Contrary to what most believe, at its core, SEO hasn’t moved much over the years.
I’ve been at it for 11 years now and in the parallel space of web design for 19 years.
Over that time there has been a lot of shiny objects come and go (new tactics, black hat strategies, etc.). But all of those fads still relate back to two core strategies.
- website structure and efficiency
A good example is everyone hyping up voice search right now. Voice is more of an advancement in output, not so much input (optimization).
The way Google intakes your questions (voice) may change, but Google still has to acquire (read) data to spit out as a search result from somewhere. So results may be more fun to call via voice but voice’s core set of metrics is about the same as a text-based search.

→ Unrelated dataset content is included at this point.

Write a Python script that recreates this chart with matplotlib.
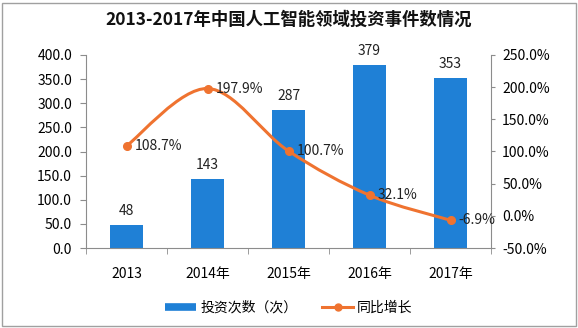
import matplotlib
matplotlib.use("Agg")
import matplotlib.pyplot as plt
from matplotlib.path import Path
from matplotlib.patches import PathPatch, Rectangle
from matplotlib.lines import Line2D
import numpy as np

plt.rcParams['font.family'] = ['Noto Sans CJK SC', 'DejaVu Sans']

title = "2013-2017年中国人工智能领域投资事件数情况"
categories = ["2013", "2014年", "2015年", "2016年", "2017年"]
investments = [48, 143, 287, 379, 353]
growth = [108.7, 197.9, 100.7, 32.1, -6.9]
bar_name = "投资次数（次）"
line_name = "同比增长"

BLUE = "#1F80D6"
ORANGE = "#EF7330"
GRAY = "#8C8C8C"

fig = plt.figure(figsize=(5.78, 3.28), dpi=100)
ax = fig.add_axes([86/578, 1-248/328, (491-86)/578, (248-55)/328])
ax2 = ax.twinx()

x = np.arange(len(categories))
bars = ax.bar(x, investments, width=0.41, color=BLUE, zorder=2)
for xi, v in zip(x, investments):
    ax.annotate(str(v), (xi, v), xytext=(0, 5), textcoords="offset points",
                ha="center", va="bottom", fontsize=10, color="#222222")

ax.set_xlim(-0.5, len(categories) - 0.5)
ax.set_ylim(0, 400)
ax.set_yticks(np.arange(0, 401, 50))
ax.set_yticklabels([f"{t:.1f}" for t in np.arange(0, 401, 50)], fontsize=10)
ax.set_xticks(x)
ax.set_xticklabels(categories, fontsize=10)
ax.set_xticks(np.arange(-0.5, len(categories), 1), minor=True)
ax.tick_params(axis='x', which='major', length=0, pad=14)
ax.tick_params(axis='x', which='minor', length=4, color=GRAY, direction='out')
ax.tick_params(axis='y', length=4, color=GRAY, pad=6)

ax2.set_ylim(-50, 250)
yt2 = np.arange(-50, 251, 50)
ax2.set_yticks(yt2)
ax2.set_yticklabels([f"{t:.1f}%" for t in yt2], fontsize=10)
ax2.tick_params(axis='y', length=3, color=GRAY, pad=5)

for a in (ax, ax2):
    a.spines['top'].set_visible(False)
    for s in ('left', 'right', 'bottom'):
        a.spines[s].set_color(GRAY)
ax2.spines['left'].set_visible(False)
ax2.spines['bottom'].set_visible(False)
ax.spines['right'].set_visible(False)

# smooth curve (Catmull-Rom -> Bezier)
pts = np.column_stack([x.astype(float), np.array(growth, dtype=float)])
ext = np.vstack([pts[0], pts, pts[-1]])
verts = [tuple(pts[0])]
codes = [Path.MOVETO]
for i in range(len(pts) - 1):
    p0, p1, p2, p3 = ext[i], ext[i+1], ext[i+2], ext[i+3]
    c1 = p1 + (p2 - p0) / 6.0
    c2 = p2 - (p3 - p1) / 6.0
    verts += [tuple(c1), tuple(c2), tuple(p2)]
    codes += [Path.CURVE4] * 3
ax2.add_patch(PathPatch(Path(verts, codes), fill=False, edgecolor=ORANGE,
                        lw=2.2, zorder=3, capstyle='round'))
ax2.plot(x, growth, 'o', color=ORANGE, ms=5.5, zorder=4)
for xi, g in zip(x, growth):
    ax2.annotate(f"{g:.1f}%", (xi, g), xytext=(6, 0), textcoords="offset points",
                 ha="left", va="center", fontsize=10, color="#222222",
                 annotation_clip=False, zorder=5)

fig.text(0.5, 1-20/328, title, ha="center", va="center", fontsize=12.5,
         fontweight="bold", color="#111111")

handles = [Line2D([], [], color=BLUE, lw=5.5, solid_capstyle='butt'),
           Line2D([], [], color=ORANGE, lw=2.2, marker='o', ms=5)]
fig.legend(handles, [bar_name, line_name], loc="center", ncol=2,
           bbox_to_anchor=(0.5, 1-308/328), frameon=False, fontsize=10,
           handlelength=2.2, handletextpad=0.3, columnspacing=1.8)

fig.add_artist(Rectangle((1.5/578, 2.5/328), 574/578, 323/328,
                         transform=fig.transFigure, fill=False,
                         edgecolor="#A0A0A0", lw=1))

fig.savefig("out.png", dpi=100)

Video is being consumed more, especially on social media. That’s why you’ll see that a lot of content that I put out on LinkedIn has a video format.
The funny thing about video on social media is that an average of 70-80% of people watch video without audio. So you’ll see major players like Gary Vaynerchuk caption his videos.
How that correlates into search depends on intent. People that want to kill time or be entertained, yes, video will increase. People that just want a quick one-sentence answer will just want to read a one sentence text-based answer and not fire up a video.
I’m not too concerned about paid traffic as far as impeding on the longevity of SEO.
Organic results tend to get 300% more clicks than paid ads, even with paid ads being positioned higher. People get “banner blindness” and overlook ads quite often.
Unless Google goes 100% paid, SEO will always have a place. And I don’t imagine Google every going 100% paid unless they want to discredit the accuracy of their search results.